A followup…Previously I didn’t realize pure indium was so weak mechanically. Over 26 times weaker than SnPb. Is it bad enough to cause problems?
http://alasir.com/reference/solder_alloys/

20 kgf/cm² would be 1.4 kgf for XP footpring LED. Assuming a perfect reflow with solder covering entire pads (unrealistic). Sounds good enough, but some drop tests would be interesting….

Give up… Nothing will beat solder. :smiling_imp:

Nah. Indium might be good enough. If it’s not…
By using indium on the thermal pad and commonly available (and reasonably cheap) Bi58Sn42 on electrical ones you get 53% strength of the recommended SAC305. Should be enough. But the melting temperature drops to 138 °C, quite low?
Other (harder to get and likely more expensive) alternatives could be:

  • Sn51.2Pb30.6Cd18.2
  • In70Pb30
  • In97Ag03
  • In80Pb15Ag05
  • Sn70Pb18In12

[quote=Agro]

If you do it correctly the LED will not become as hot as it does during reflow soldering (you can tell by just looking at the solder on the sides of the LED).

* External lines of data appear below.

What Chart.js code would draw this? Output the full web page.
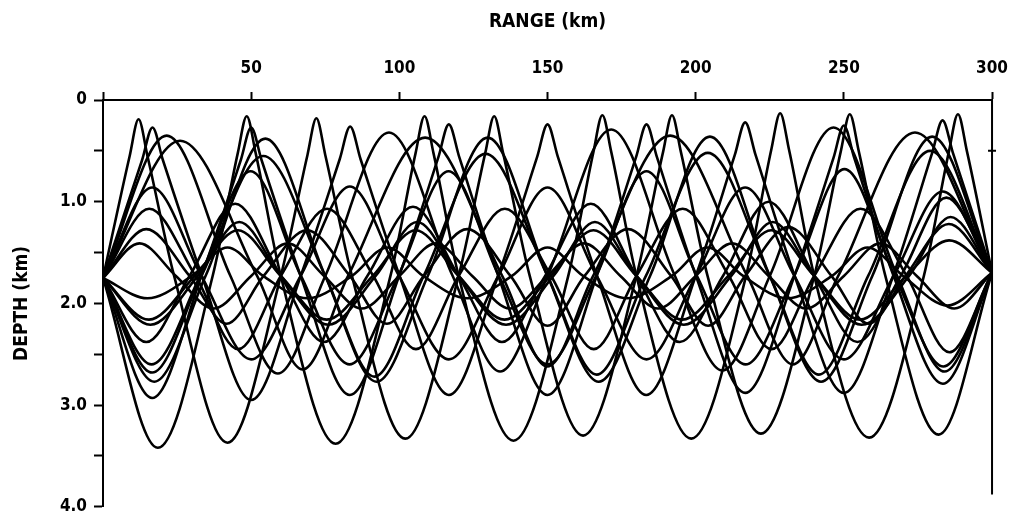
<!DOCTYPE html>
<html>
<head>
<meta charset="utf-8">
<script src="https://cdn.jsdelivr.net/npm/chart.js@4.4.1/dist/chart.umd.min.js"></script>
<style>
  html, body { margin: 0; padding: 0; background: #ffffff; }
  #wrap { width: 1021px; height: 524px; }
</style>
</head>
<body>
<div id="wrap"><canvas id="c" width="1021" height="524"></canvas></div>
<script>
// Ray paths: [range (km), depth (km)] at source-depth crossings,
// turning points, and (for the sharp near-surface tops) the flanks of each top.
const ray01 = [[0,1.75],[9,0.55],[12,0.19],[15,0.55],[24,1.73],[42,3.37],[60,1.73],[69,0.54],[72,0.18],[75,0.54],[84,1.73],[102,3.33],[120,1.73],[129,0.52],[132,0.16],[135,0.52],[144,1.73],[162,3.3],[180,1.73],[189,0.51],[192,0.15],[195,0.51],[204,1.73],[222,3.28],[240,1.73],[249,0.5],[252,0.14],[255,0.5],[264,1.73],[282,3.29],[300,1.70]];
const ray02 = [[0,1.75],[18.5,3.42],[37,1.73],[45.5,0.52],[48.5,0.16],[51.5,0.52],[60,1.73],[78.5,3.38],[97,1.73],[105.5,0.52],[108.5,0.16],[111.5,0.52],[120,1.73],[138.5,3.35],[157,1.73],[165.5,0.51],[168.5,0.15],[171.5,0.51],[180,1.73],[198.5,3.33],[217,1.73],[225.5,0.49],[228.5,0.13],[231.5,0.49],[240,1.73],[258.5,3.32],[277,1.73],[285.5,0.5],[288.5,0.14],[291.5,0.5],[300,1.70]];
const ray03 = [[0,1.75],[13.2,0.59],[16.7,0.27],[20.2,0.59],[33.4,1.73],[50,2.95],[66.7,1.73],[79.9,0.58],[83.4,0.26],[86.9,0.58],[100.1,1.73],[116.7,2.9],[133.3,1.73],[146.5,0.56],[150,0.24],[153.5,0.56],[166.7,1.73],[183.3,2.9],[200,1.73],[213.2,0.54],[216.7,0.22],[220.2,0.54],[233.4,1.73],[250,2.88],[266.6,1.73],[279.8,0.52],[283.3,0.2],[286.8,0.52],[300,1.70]];
const ray04 = [[0,1.75],[16.6,2.93],[33.2,1.73],[46.5,0.59],[50,0.27],[53.5,0.59],[66.7,1.73],[83.3,2.9],[99.9,1.73],[113.2,0.56],[116.7,0.24],[120.2,0.56],[133.4,1.73],[150,2.9],[166.6,1.73],[179.9,0.56],[183.4,0.24],[186.9,0.56],[200.1,1.73],[216.7,2.88],[233.3,1.73],[246.5,0.57],[250,0.25],[253.5,0.57],[266.8,1.73],[283.4,2.79],[300,1.70]];
const ray05 = [[0,1.75],[21.5,0.35],[43,1.73],[59,2.69],[75,1.73],[96.5,0.32],[118,1.73],[134,2.67],[150,1.73],[171.5,0.29],[193,1.73],[209,2.66],[225,1.73],[246.5,0.27],[268,1.73],[284,2.67],[300,1.70]];
const ray06 = [[0,1.75],[26,0.40],[52,1.73],[67.4,2.65],[82.7,1.73],[108.7,0.37],[134.7,1.73],[150,2.62],[165.4,1.73],[191.4,0.35],[217.4,1.73],[232.8,2.6],[248.1,1.73],[274,0.32],[300,1.70]];
const ray07 = [[0,1.75],[16.6,0.86],[33.2,1.73],[50,2.55],[66.7,1.73],[83.3,0.85],[99.9,1.73],[116.7,2.55],[133.4,1.73],[150,0.86],[166.6,1.73],[183.4,2.55],[200.1,1.73],[216.7,0.86],[233.3,1.73],[250,2.55],[266.8,1.73],[283.4,0.9],[300,1.70]];
const ray08 = [[0,1.75],[15.6,1.07],[31.2,1.73],[45.6,2.45],[60,1.73],[75.6,1.07],[91.2,1.73],[105.6,2.45],[120,1.73],[135.6,1.07],[151.2,1.73],[165.6,2.45],[180,1.73],[195.6,1.07],[211.2,1.73],[225.6,2.45],[240,1.73],[255.6,1.07],[271.2,1.73],[285.6,2.48],[300,1.70]];
const ray09 = [[0,1.75],[14.6,1.27],[29.2,1.73],[41.7,2.2],[54.2,1.73],[68.8,1.28],[83.3,1.73],[95.8,2.2],[108.3,1.73],[122.9,1.27],[137.5,1.73],[150,2.22],[162.5,1.73],[177.1,1.27],[191.7,1.73],[204.2,2.22],[216.7,1.73],[231.3,1.25],[245.8,1.73],[258.3,2.2],[270.8,1.73],[285.4,1.22],[300,1.70]];
const ray10 = [[0,1.75],[12.3,1.41],[24.6,1.73],[37.3,2.05],[50,1.73],[62.3,1.41],[74.6,1.73],[87.3,2.05],[100,1.73],[112.3,1.41],[124.6,1.73],[137.3,2.05],[150,1.73],[162.3,1.41],[174.6,1.73],[187.3,2.05],[200,1.73],[212.3,1.41],[224.6,1.73],[237.3,2.05],[250,1.73],[262.3,1.41],[274.6,1.73],[287.3,2.05],[300,1.70]];
const ray11 = [[0,1.75],[15,1.95],[30,1.73],[42,1.45],[54,1.73],[69,1.95],[84,1.73],[96,1.45],[108,1.73],[123,1.95],[138,1.73],[150,1.45],[162,1.73],[177,1.95],[192,1.73],[204,1.45],[216,1.73],[231,1.95],[246,1.73],[258,1.45],[270,1.73],[285,2.02],[300,1.70]];
const ray12 = [[0,1.75],[15.5,2.16],[31,1.73],[45.5,1.28],[60,1.73],[75.5,2.16],[91,1.73],[105.5,1.28],[120,1.73],[135.5,2.16],[151,1.73],[165.5,1.28],[180,1.73],[195.5,2.16],[211,1.73],[225.5,1.28],[240,1.73],[255.5,2.16],[271,1.73],[285.5,1.38],[300,1.70]];
const ray13 = [[0,1.75],[16,2.21],[32,1.73],[46,1.2],[60,1.73],[76,2.21],[92,1.73],[106,1.2],[120,1.73],[136,2.21],[152,1.73],[166,1.2],[180,1.73],[196,2.21],[212,1.73],[226,1.2],[240,1.73],[256,2.21],[272,1.73],[286,1.15],[300,1.70]];
const ray14 = [[0,1.75],[14.6,2.38],[29.2,1.73],[44.6,1.02],[60,1.73],[74.6,2.38],[89.2,1.73],[104.6,1.05],[120,1.73],[134.6,2.38],[149.2,1.73],[164.6,1.02],[180,1.73],[194.6,2.38],[209.2,1.73],[224.6,1.0],[240,1.73],[254.6,2.38],[269.2,1.73],[284.6,0.96],[300,1.70]];
const ray15 = [[0,1.75],[16.4,2.6],[32.8,1.73],[49.8,0.7],[66.8,1.73],[83.2,2.6],[99.6,1.73],[116.6,0.7],[133.6,1.73],[150,2.6],[166.4,1.73],[183.4,0.7],[200.4,1.73],[216.8,2.6],[233.2,1.73],[250.2,0.68],[267.2,1.73],[283.6,2.62],[300,1.70]];
const ray16 = [[0,1.75],[16.6,2.68],[33.2,1.73],[54.1,0.55],[75,1.73],[91.6,2.72],[108.2,1.73],[129.1,0.53],[150,1.73],[166.6,2.7],[183.2,1.73],[204.1,0.52],[225,1.73],[241.6,2.7],[258.2,1.73],[279.1,0.5],[300,1.70]];
const ray17 = [[0,1.75],[17.3,2.77],[34.6,1.73],[54.8,0.38],[75,1.73],[92.3,2.77],[109.6,1.73],[129.8,0.37],[150,1.73],[167.3,2.77],[184.6,1.73],[204.8,0.36],[225,1.73],[242.3,2.77],[259.6,1.73],[279.8,0.36],[300,1.70]];

const rays = [ray01,ray02,ray03,ray04,ray05,ray06,ray07,ray08,ray09,ray10,ray11,ray12,ray13,ray14,ray15,ray16,ray17];

// Axes
const rangeMin = 0, rangeMax = 300, rangeStep = 50;
const depthMin = 0, depthMax = 4, depthStep = 0.5;
const depthLabels = { 0: '0', 1: '1.0', 2: '2.0', 3: '3.0', 4: '4.0' };
const frameRange = 300;      // right-hand frame line
const frameBottom = 3.88;    // where it stops

const FONT = "'DejaVu Sans Condensed','DejaVu Sans',sans-serif";

const framePlugin = {
  id: 'frame',
  afterDatasetsDraw(chart) {
    const { ctx, scales: { x, y } } = chart;
    const px = x.getPixelForValue(frameRange);
    ctx.save();
    ctx.strokeStyle = '#000';
    ctx.lineWidth = 2;
    ctx.beginPath();
    ctx.moveTo(px, y.getPixelForValue(0));
    ctx.lineTo(px, y.getPixelForValue(frameBottom));
    ctx.moveTo(px - 4, y.getPixelForValue(0.5));
    ctx.lineTo(px + 4, y.getPixelForValue(0.5));
    ctx.stroke();
    ctx.restore();
  }
};

new Chart(document.getElementById('c'), {
  type: 'scatter',
  data: {
    datasets: rays.map((r, i) => ({
      label: 'ray ' + (i + 1),
      data: r.map(([x, y]) => ({ x, y })),
      showLine: true,
      borderColor: '#000',
      borderWidth: 2.6,
      pointRadius: 0,
      pointHoverRadius: 0,
      fill: false,
      cubicInterpolationMode: 'monotone'
    }))
  },
  options: {
    responsive: false,
    animation: false,
    events: [],
    layout: { padding: { left: 0, right: 16, top: 0, bottom: 10 } },
    plugins: { legend: { display: false }, tooltip: { enabled: false } },
    scales: {
      x: {
        type: 'linear',
        position: 'top',
        min: rangeMin, max: rangeMax,
        afterFit(s) { s.height = 100; },
        border: { display: true, color: '#000', width: 2 },
        grid: { drawOnChartArea: false, drawTicks: true, tickLength: 8, tickColor: '#000', tickWidth: 2, color: '#000' },
        ticks: {
          stepSize: rangeStep,
          color: '#000',
          padding: 13,
          maxRotation: 0,
          font: { family: FONT, size: 17, weight: 'bold' },
          callback: (v) => (v === 0 ? '' : String(v))
        },
        title: {
          display: true,
          text: 'RANGE (km)',
          color: '#000',
          font: { family: FONT, size: 19, weight: 'bold' },
          padding: { top: 11, bottom: 0 }
        }
      },
      y: {
        type: 'linear',
        position: 'left',
        reverse: true,
        min: depthMin, max: depthMax,
        afterFit(s) { s.width = 103; },
        border: { display: true, color: '#000', width: 2 },
        grid: { drawOnChartArea: false, drawTicks: true, tickLength: 9, tickColor: '#000', tickWidth: 2, color: '#000' },
        ticks: {
          stepSize: depthStep,
          color: '#000',
          padding: 7,
          font: { family: FONT, size: 17, weight: 'bold' },
          callback: (v) => (depthLabels[v] !== undefined ? depthLabels[v] : '')
        },
        title: {
          display: true,
          text: 'DEPTH (km)',
          color: '#000',
          font: { family: FONT, size: 19, weight: 'bold' },
          padding: { top: 11, bottom: 0 }
        }
      }
    }
  },
  plugins: [framePlugin]
});
</script>
</body>
</html>
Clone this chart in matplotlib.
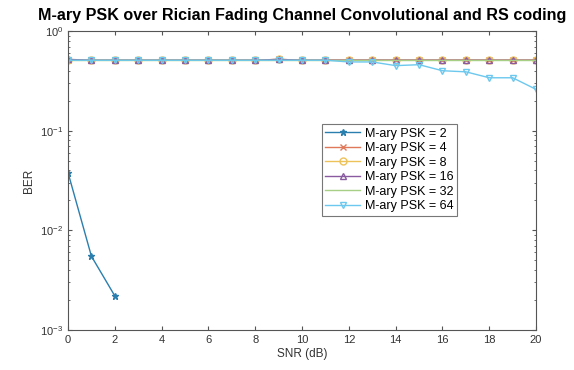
import numpy as np
import matplotlib
matplotlib.use("Agg")
import matplotlib.pyplot as plt
from matplotlib.ticker import LogLocator, NullFormatter

plt.rcParams['font.family'] = ['Liberation Sans', 'DejaVu Sans']

snr = np.arange(0, 21)

ber_2 = [0.038, 0.0055, 0.0022]
ber_4 = [0.51, 0.51, 0.51, 0.51, 0.51, 0.51, 0.51, 0.51, 0.51, 0.52, 0.51,
         0.51, 0.51, 0.51, 0.51, 0.51, 0.51, 0.51, 0.51, 0.51, 0.51]
ber_8 = [0.51, 0.51, 0.51, 0.51, 0.51, 0.51, 0.51, 0.51, 0.51, 0.52, 0.51,
         0.51, 0.51, 0.51, 0.51, 0.51, 0.51, 0.51, 0.51, 0.51, 0.51]
ber_16 = [0.52, 0.51, 0.51, 0.51, 0.51, 0.51, 0.51, 0.51, 0.51, 0.52, 0.51,
          0.51, 0.51, 0.51, 0.51, 0.51, 0.51, 0.51, 0.51, 0.51, 0.51]
ber_32 = [0.51, 0.51, 0.51, 0.51, 0.51, 0.51, 0.51, 0.51, 0.51, 0.51, 0.51,
          0.51, 0.51, 0.51, 0.51, 0.51, 0.51, 0.51, 0.51, 0.51, 0.51]
ber_64 = [0.51, 0.51, 0.51, 0.51, 0.51, 0.51, 0.51, 0.51, 0.51, 0.51, 0.51,
          0.51, 0.49, 0.49, 0.45, 0.46, 0.40, 0.39, 0.34, 0.34, 0.26]

labels = ['M-ary PSK = 2', 'M-ary PSK = 4', 'M-ary PSK = 8',
          'M-ary PSK = 16', 'M-ary PSK = 32', 'M-ary PSK = 64']
colors = ['#2a7fae', '#e0795a', '#eec25a', '#8a5aa0', '#a8cf86', '#6cc8ee']
markers = ['*', 'x', 'o', '^', '', 'v']
series = [ber_2, ber_4, ber_8, ber_16, ber_32, ber_64]

fig = plt.figure(figsize=(5.74, 3.70), dpi=100)
ax = fig.add_axes([0.1185, 0.108, 0.8155, 0.808])

for y, lab, c, m in zip(series, labels, colors, markers):
    ax.semilogy(snr[:len(y)], y, color=c, marker=m if m else None,
                markersize=5, markerfacecolor='none' if m in ('o', '^', 'v') else c,
                linewidth=1.0, label=lab)

ax.set_xlim(0, 20)
ax.set_ylim(1e-3, 1)
ax.set_xticks(np.arange(0, 21, 2))
ax.yaxis.set_major_locator(LogLocator(base=10, numticks=10))
ax.yaxis.set_minor_locator(LogLocator(base=10, subs=np.arange(2, 10), numticks=10))
ax.yaxis.set_minor_formatter(NullFormatter())
ax.tick_params(which='both', direction='in', top=True, right=True,
               labelsize=8, colors='#555555', labelcolor='#333333')
ax.tick_params(which='major', length=3)
ax.tick_params(which='minor', length=1.5)
for s in ax.spines.values():
    s.set_color('#555555')
    s.set_linewidth(0.8)

ax.set_xlabel('SNR (dB)', fontsize=8.5, color='#333333', labelpad=2)
ax.set_ylabel('BER', fontsize=8.5, color='#333333')
ax.set_title('M-ary PSK over Rician Fading Channel Convolutional and RS coding',
             fontsize=11.6, fontweight='bold', pad=8)

leg = ax.legend(loc='upper left', bbox_to_anchor=(0.542, 0.69), fontsize=9,
                frameon=True, fancybox=False, edgecolor='#555555',
                handlelength=2.8, borderpad=0.3, labelspacing=0.2,
                handletextpad=0.35, borderaxespad=0)
leg.get_frame().set_linewidth(0.8)

fig.savefig('out.png', dpi=100)
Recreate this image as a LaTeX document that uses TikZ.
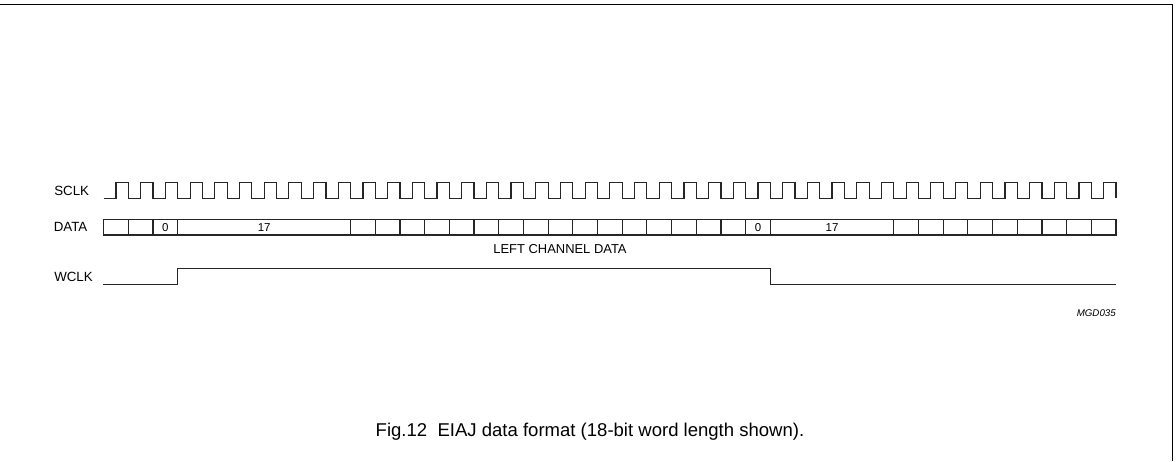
\documentclass[tikz,border=0pt]{standalone}
\usepackage{fontspec}
\setmainfont{Liberation Sans}
\begin{document}
\begin{tikzpicture}[x=0.75pt,y=-0.75pt,
  sig/.style={line width=0.9pt, line join=miter, color=black!85},
  lbl/.style={font=\fontsize{10}{12}\selectfont, anchor=west, inner sep=0pt},
  bitlbl/.style={font=\fontsize{8.6}{10}\selectfont, inner sep=0pt},
  frameline/.style={line width=1.1pt}]
\useasboundingbox (0,0) rectangle (1176,461);
\def\xo{103.7}
\def\w{24.69}
% frame
\draw[frameline] (0,4.5) -- (1172.5,4.5) -- (1172.5,461);
% signal labels
\node[lbl] (sclk) at (54,190.7) {SCLK};
\node[lbl] (data) at (53.5,227) {DATA};
\node[lbl] (wclk) at (54,276.7) {WCLK};
% SCLK waveform
\draw[sig] (\xo,198.3)
  \foreach \i in {0,...,40} {
    -- ({\xo+(\i+0.5)*\w},198.3) -- ({\xo+(\i+0.5)*\w},182.7)
    -- ({\xo+(\i+1)*\w},182.7) -- ({\xo+(\i+1)*\w},198.3)
  };
% DATA bus
\draw[sig] (\xo,219.3) rectangle ({\xo+41*\w},235);
\foreach \i in {1,2,3,10,11,12,13,14,15,16,17,18,19,20,21,22,23,24,25,26,27,32,33,34,35,36,37,38,39,40}
  \draw[sig] ({\xo+\i*\w},219.3) -- ({\xo+\i*\w},235);
\node[bitlbl] (b0a) at ({\xo+2.5*\w},227.2) {0};
\node[bitlbl] (b17a) at ({\xo+6.5*\w},227.2) {17};
\node[bitlbl] (b0b) at ({\xo+26.5*\w},227.2) {0};
\node[bitlbl] (b17b) at ({\xo+29.5*\w},227.2) {17};
\node[font=\fontsize{9.7}{11}\selectfont, inner sep=0pt] (lcd) at (560,249) {LEFT CHANNEL DATA};
% WCLK waveform
\draw[sig] (103.3,284.3) -- ({\xo+3*\w},284.3) -- ({\xo+3*\w},268.7)
  -- ({\xo+27*\w},268.7) -- ({\xo+27*\w},284.3) -- ({\xo+41*\w},284.3);
% code and caption
\node[font=\itshape\fontsize{7.3}{9}\selectfont, anchor=east, inner sep=0pt] (code) at (1116,313) {MGD035};
\node[font=\fontsize{13.9}{16}\selectfont, inner sep=0pt] (cap) at (590,432) {Fig.12\ \ EIAJ data format (18-bit word length shown).};
\end{tikzpicture}
\end{document}
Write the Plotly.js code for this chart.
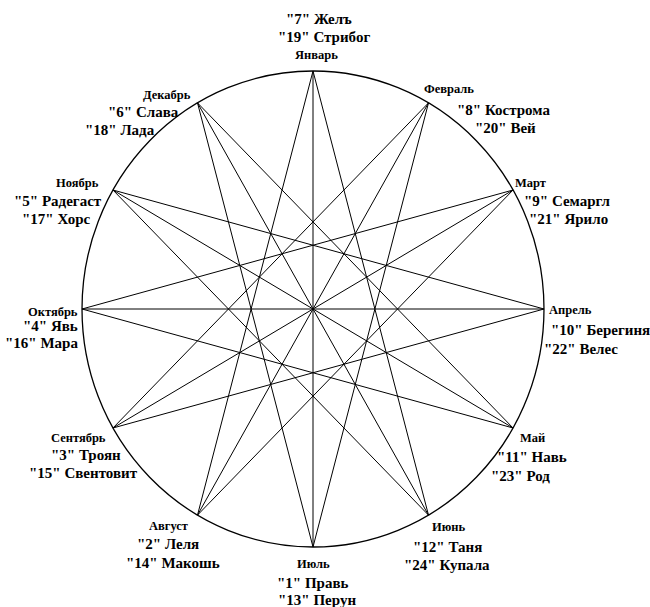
<!DOCTYPE html>
<html>
<head>
<meta charset="utf-8">
<script src="https://cdn.plot.ly/plotly-3.0.1.min.js"></script>
<style>html,body{margin:0;padding:0;background:#fff;}#chart{width:650px;height:607px;}</style>
</head>
<body>
<div id="chart"></div>
<script>
// ---- data ----
const months = ['Январь','Февраль','Март','Апрель','Май','Июнь','Июль','Август','Сентябрь','Октябрь','Ноябрь','Декабрь'];
const firstNums  = [7, 8, 9, 10, 11, 12, 1, 2, 3, 4, 5, 6];
const firstNames = ['Желъ','Кострома','Семаргл','Берегиня','Навь','Таня','Правь','Леля','Троян','Явь','Радегаст','Слава'];
const secondNums  = [19, 20, 21, 22, 23, 24, 13, 14, 15, 16, 17, 18];
const secondNames = ['Стрибог','Вей','Ярило','Велес','Род','Купала','Перун','Макошь','Свентовит','Мара','Хорс','Лада'];
const starStep = 5;      // {12/5} star chords
const diameterStep = 6;  // chords through the centre

// ---- geometry / layout ----
const W = 650, H = 607, CX = 313, CY = 309, RX = 231, RY = 238;
function vx(i){ return Math.cos((90 - 30*i) * Math.PI/180); }
function vy(i){ return Math.sin((90 - 30*i) * Math.PI/180); }

const xs = [], ys = [];
const n = months.length;
for (let i = 0; i < n; i++) {
  const j = (i + starStep) % n;
  xs.push(vx(i), vx(j), null); ys.push(vy(i), vy(j), null);
}
for (let i = 0; i < n/2; i++) {
  const j = (i + diameterStep) % n;
  xs.push(vx(i), vx(j), null); ys.push(vy(i), vy(j), null);
}

// label placement in pixels: [month, first line, second line], each [x, y, anchor]
const labelPos = [
  [[316,55,'center'],[319,19,'center'],[324,37,'center']],
  [[449,89,'center'],[504,110,'center'],[505,128,'center']],
  [[530,183,'center'],[567,201,'center'],[568,219,'center']],
  [[570,310,'center'],[600,330,'center'],[581,349,'center']],
  [[532,438,'center'],[532,457,'center'],[520,476,'center']],
  [[448,527,'center'],[447,547,'center'],[447,565,'center']],
  [[313,564,'center'],[313,583,'center'],[317,600,'center']],
  [[168,526,'center'],[168,544,'center'],[173,563,'center']],
  [[78,438,'center'],[86,455,'center'],[83,473,'center']],
  [[80,312,'right'],[80,326,'right'],[80,343,'right']],
  [[101,183,'right'],[104,201,'right'],[93,219,'right']],
  [[167,95,'center'],[143,112,'center'],[120,130,'center']]
];

const serif = 'Liberation Serif, Times New Roman, serif';
const annotations = [];
function addText(t, p, size){
  annotations.push({
    text: '<b>' + t + '</b>', xref: 'paper', yref: 'paper',
    x: p[0]/W, y: 1 - p[1]/H, xanchor: p[2], yanchor: 'middle',
    showarrow: false, font: {family: serif, size: size, color: '#000'}
  });
}
for (let i = 0; i < n; i++) {
  addText(months[i], labelPos[i][0], 12.5);
  addText('"' + firstNums[i] + '" ' + firstNames[i], labelPos[i][1], 15);
  addText('"' + secondNums[i] + '" ' + secondNames[i], labelPos[i][2], 15);
}

const traces = [{
  type: 'scatter', mode: 'lines', x: xs, y: ys,
  line: {color: '#000', width: 1}, hoverinfo: 'skip', showlegend: false
}];

const layout = {
  width: W, height: H,
  margin: {l: 0, r: 0, t: 0, b: 0},
  paper_bgcolor: '#fff', plot_bgcolor: '#fff',
  showlegend: false,
  xaxis: {range: [-CX/RX, (W-CX)/RX], visible: false, fixedrange: true},
  yaxis: {range: [-(H-CY)/RY, CY/RY], visible: false, fixedrange: true},
  shapes: [{type: 'circle', xref: 'x', yref: 'y', x0: -1, x1: 1, y0: -1, y1: 1,
            line: {color: '#000', width: 1.3}}],
  annotations: annotations
};

Plotly.newPlot('chart', traces, layout, {staticPlot: true, displayModeBar: false});
</script>
</body>
</html>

Use a powerful soldering iron (80W for example), a wide, clean tip and it should be possible to do it very quickly preventing heat buildup in the pcb.

Also you could probably find a way to also solder the wires during the reflow of the LED by fixating them carefully.

Yet another followup.
After reflowing take a toothpick and glue the sides of the LED to MCPCB with epoxy. Assuming 0.2 mm bond with XHP35, it should be 8 times stronger than Indium alone (with strong glue).
I wonder how would Arctic Alumina work….I guess thermally not much differently…

I can keep emitters under 220°C with ease in my electric induction stove, aided with an infrarred thermometer. Reflowed a 100-pack of Osram 5730s more or less recently without issues. Emitters hovered at ≈200+°C for minutes while seating and centering them.

If this did some damage to the leds I do not really know. They're now doing a bunch of hours per day.

Cheers ^:)

There is damage and there is damage. It’s a different thing to damage them so they have their lifetime shortened, you probably didn’t do that. And it’s different do damage them to the point of having sub-optimal performance.
We won’t know unless somebody tries to actually test it.

I have to say I have mixed feelings about writing my musings about possible future improvements in this thread….on one hand I don’t know a better one. On the other it stopped being based firmly on the ground. There are data points which suggest future improvements, I’m discussing mostly with myself how to get them, but we don’t even know if they are real, let alone worth the effort.
Personally, I won’t be able to make such test in a long while and I highly regret it.

On to the future:
I contacted Amepox about electrically conductive epoxy needs. I was told that to get the desired resistivity I need a compound which requires 150°C curing for an hour. That’s actually not above the maximum temperature stated for most LEDs, but I have mixed feelings nevertheless….I need to contact others. It may be required to separate keeping LED and PCB together from actually conducting (either electricity or heat)…

what do you think about this?
is it good for reflow emitters?
https://www.ebay.co.uk/itm/T962-Infrared-Solder-Led-Free-Reflow-Oven-Windowed-Drawer-IC-Heater-180x235mm/253416094785?epid=2271205256&hash=item3b00c6bc41:g:~WgAAOSwi49bHzgK

Or for a small fraction of the cost… :smiley:

Cost only as better flashlight.

That would ok if you are using a solder stencil to ensure that you get the exact amount of solder needed on the LED pads. Personally I think the electric skillet is perfect because if something goes wrong like one of the LEDs sliding out of place I can make adjustments while it is still hot.

What’s the trick with smaller emitters like nichias? Those who have reflowed nichias likely knows what I’m talking about.